American baseball player (born 1972)

Gerald Alphonse "Jay" Witasick Jr. (/wᵻˈtɑːsᵻk/; born August 28, 1972) is an American former professional baseball pitcher. He pitched all or parts of 12 seasons in Major League Baseball (MLB) from 1996 to 2007, primarily as a relief pitcher.

==High school and college==
Witasick attended C. Milton Wright High School (Bel Air, Maryland) and Brevard Community College (Melbourne, Florida)
and the University of Maryland, Baltimore County. He also played in the Maryland Semi-Professional Baseball League All-Star Game in 1991.

== Professional career ==
Witasick was drafted by the St. Louis Cardinals in the 2nd round of the 1993 Major League Baseball draft. He made his MLB debut on July 7, 1996 as a member of the Oakland Athletics against the California Angels. In 1997 and 1998, he spent time with the Athletics in spring training. In his first three seasons with Oakland, he made a combined 27 appearances.

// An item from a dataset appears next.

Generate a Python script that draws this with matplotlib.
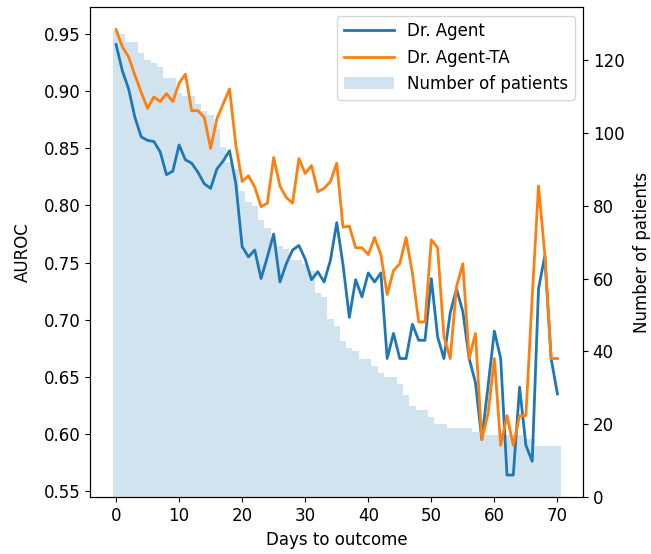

In 1999, Witasick was traded to the Kansas City Royals for a player to be named, Scott Chiasson, and was mainly used as a starter. In 32 appearances, 28 starts, Witasick was 9–12 with a 5.57 ERA in 158 1/3 innings. He struck out 102 and walked 83 batters. He began the following season with the Royals before being traded to the San Diego Padres for Brian Meadows. Overall between the two teams, Witasick was 6–10 with a 5.82 ERA in 150 innings. In 2001, he was converted into a reliever full time, and was traded midseason by the Padres to the New York Yankees for D'Angelo Jiménez. In a career high 63 appearances between both teams, he was 8–2 with 106 strikeouts in 79 innings. During the 2001 World Series, he appeared in one game, Game 6, in which he tied Grover Cleveland Alexander for the most earned runs allowed in a game in the Fall Classic—8 ER, in just 1 1/3 innings. In December 2001, he was traded to the San Francisco Giants for John Vander Wal. In 44 appearances for the Giants, he was 0–1 with a 2.37 ERA. In 68 1/3 innings, he struck out 54. In December 2002, he signed a two-year deal to return to the San Diego Padres.

He missed most of the 2003 season with a strained tendon in his elbow, appearing in only 46 games. He was 3–7 with a 4.53 ERA. In his second season, he rebounded with a 3.21 ERA in 44 games. He was a free agent after the season and signed a one-year deal with the Colorado Rockies. In 32 games with the Rockies, he was 0–4 with a 2.52 ERA before being traded to the Oakland A's in a deal that sent Eric Byrnes to the Rockies. After the deal, he was 1–1 in 27 2/3 innings. After the 2005 season ended, Witasick signed a two-year contract to remain with the Athletics.

He spent the majority of the 2006 season on the disabled list with a left ankle injury. On June 2, 2007, Witasick was designated for assignment by the A's and released on June 7. On June 12, he was signed to a one-year deal by the Tampa Bay Devil Rays. On October 25, 2007, the Devil Rays released him, ending his professional playing career.

== Post-playing career ==
Witasick joined the Harford Community College baseball team as an assistant coach for the 2008 season. He remained with Hart
ford as pitching coach through at least the 2011 season. While coaching, Witasick also worked for TWC Sports Management, and later became a sports agent and represented Terrance Gore.